> [REQUIREMENTS] The line holding "import plotly.graph_objects as go" is the last one to output; start at the first line of the data, keep every line in between exactly, and leave out pictures.

> [PROVIDED DATA]
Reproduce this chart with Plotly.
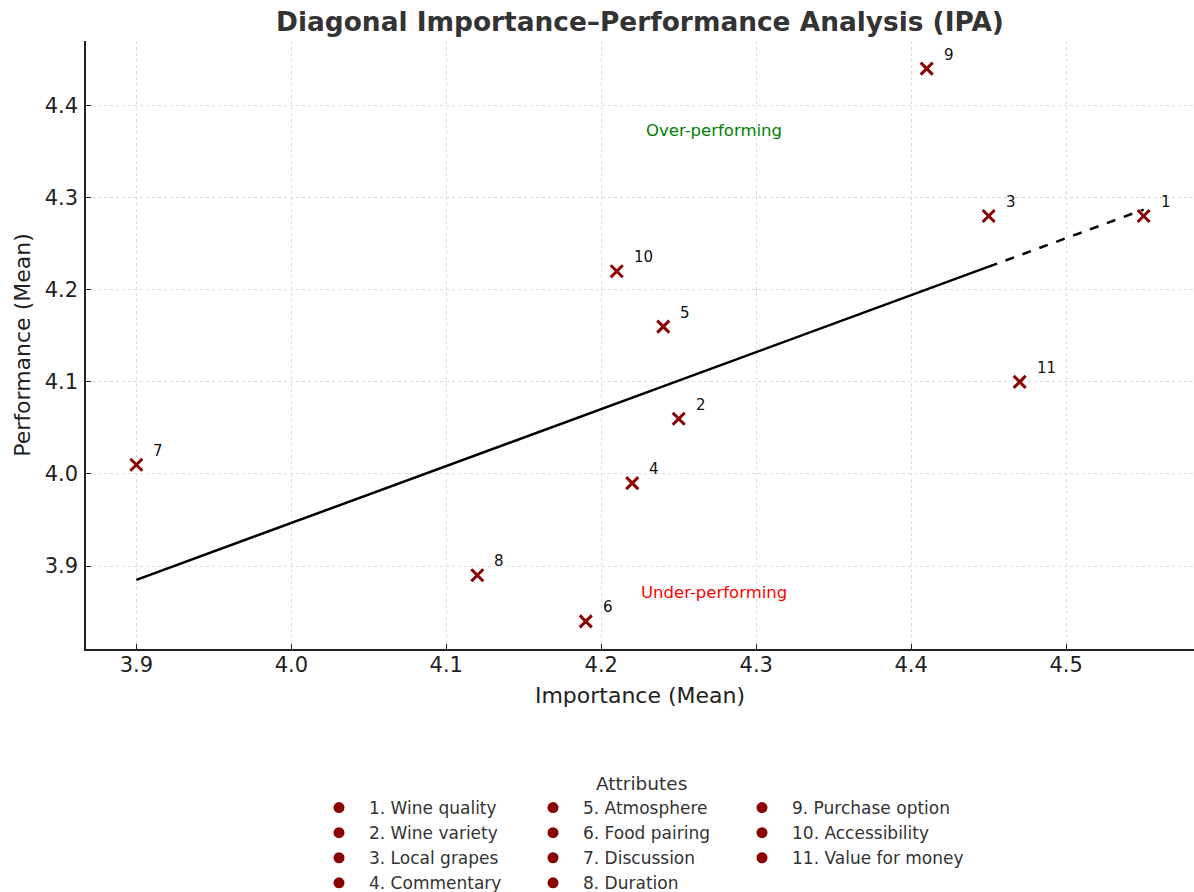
import plotly.graph_objects as go

attributes = ["Wine quality", "Wine variety", "Local grapes", "Commentary", "Atmosphere",
              "Food pairing", "Discussion", "Duration", "Purchase option", "Accessibility",
              "Value for money"]
importance = [4.55, 4.25, 4.45, 4.22, 4.24, 4.19, 3.90, 4.12, 4.41, 4.21, 4.47]
performance = [4.28, 4.06, 4.28, 3.99, 4.16, 3.84, 4.01, 3.89, 4.44, 4.22, 4.10]

diag_solid_x = [3.90, 4.45]
diag_solid_y = [3.885, 4.225]
diag_dash_x = [4.45, 4.55]
diag_dash_y = [4.225, 4.287]

region_labels = ["Over-performing", "Under-performing"]
region_x = [4.273, 4.273]
region_y = [4.373, 3.871]
region_colors = ["green", "red"]

x_ticks = [3.9, 4.0, 4.1, 4.2, 4.3, 4.4, 4.5]
y_ticks = [3.9, 4.0, 4.1, 4.2, 4.3, 4.4]

FONT = "DejaVu Sans"
DARKRED = "#8B0000"
W, H = 1194, 892
ML, MR, MT, MB = 86, 0, 41, 243
PW, PH = W - ML - MR, H - MT - MB


def px_to_paper(px, py):
    return (px - ML) / PW, (H - MB - py) / PH


fig = go.Figure()

fig.add_trace(go.Scatter(x=diag_solid_x, y=diag_solid_y, mode="lines",
                         line=dict(color="black", width=2.5), showlegend=False,
                         hoverinfo="skip"))
fig.add_trace(go.Scatter(x=diag_dash_x, y=diag_dash_y, mode="lines",
                         line=dict(color="black", width=2.5, dash="dash"),
                         showlegend=False, hoverinfo="skip"))

fig.add_trace(go.Scatter(
    x=importance, y=performance, mode="markers",
    marker=dict(symbol="x-thin", size=12, color=DARKRED,
                line=dict(color=DARKRED, width=3)),
    showlegend=False,
))

# point number labels
for i, (xv, yv) in enumerate(zip(importance, performance)):
    fig.add_annotation(x=xv, y=yv, text=str(i + 1), showarrow=False,
                       xanchor="left", yanchor="middle", xshift=15, yshift=14,
                       font=dict(family=FONT, size=15, color="#111"))

for t, xv, yv, c in zip(region_labels, region_x, region_y, region_colors):
    fig.add_annotation(x=xv, y=yv, text=t, showarrow=False,
                       font=dict(family=FONT, size=16.5, color=c))

# legend-only entries, three columns
legend_names = ["legend", "legend2", "legend3"]
for i, name in enumerate(attributes):
    col = i // 4
    fig.add_trace(go.Scatter(
        x=[None], y=[None], mode="markers", name=f"{i + 1}. {name}",
        marker=dict(symbol="circle", size=11, color=DARKRED),
        legend=legend_names[col], showlegend=True,
    ))

legend_common = dict(
    xref="paper", yref="paper", xanchor="left", yanchor="top",
    font=dict(family=FONT, size=17, color="#333"), itemwidth=50,
    bgcolor="rgba(0,0,0,0)", tracegroupgap=0, orientation="v",
)
_, legend_y = px_to_paper(0, 790)

ax_, ay_ = px_to_paper(641, 783)
fig.add_annotation(xref="paper", yref="paper", x=ax_, y=ay_,
                   text="Attributes", showarrow=False, xanchor="center", yanchor="middle",
                   font=dict(family=FONT, size=18.5, color="#333"))

axis_common = dict(
    showline=True, linecolor="#222", linewidth=1.5, mirror=False,
    ticks="inside", ticklen=5, tickwidth=1.2, tickcolor="#222",
    showgrid=True, gridcolor="#dcdcdc", gridwidth=1, griddash="dot",
    zeroline=False,
    tickfont=dict(family=FONT, size=21, color="#222"),
)

fig.update_layout(
    width=W, height=H,
    margin=dict(l=ML, r=MR, t=MT, b=MB, autoexpand=False),
    paper_bgcolor="white", plot_bgcolor="white",
    font=dict(family=FONT, color="#222"),
    title=dict(text="<b>Diagonal Importance–Performance Analysis (IPA)</b>",
               x=0.5, xref="paper", xanchor="center", y=1 - 22 / H, yref="container",
               yanchor="middle", font=dict(family=FONT, size=26.4, color="#333")),
    xaxis=dict(range=[3.8675, 4.5825], tickvals=x_ticks,
               ticktext=[f"{v:.1f}" for v in x_ticks],
               title=dict(text="Importance (Mean)", standoff=12,
                          font=dict(family=FONT, size=22, color="#222")),
               ticklabelstandoff=-4, **axis_common),
    yaxis=dict(range=[3.81, 4.47], tickvals=y_ticks,
               ticktext=[f"{v:.1f}" for v in y_ticks],
               title=dict(text="Performance (Mean)", standoff=8,
                          font=dict(family=FONT, size=22, color="#222")),
               ticklabelstandoff=2, **axis_common),
    legend=dict(x=px_to_paper(309, 0)[0], y=legend_y, **legend_common),
    legend2=dict(x=px_to_paper(523, 0)[0], y=legend_y, **legend_common),
    legend3=dict(x=px_to_paper(732, 0)[0], y=legend_y, **legend_common),
    showlegend=True,
)

fig.write_html("out.html", config={"displayModeBar": False},
               post_script="document.body.style.margin='0';")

> [EXERCISE ANSWER]
Reproduce this chart with Plotly.
import plotly.graph_objects as go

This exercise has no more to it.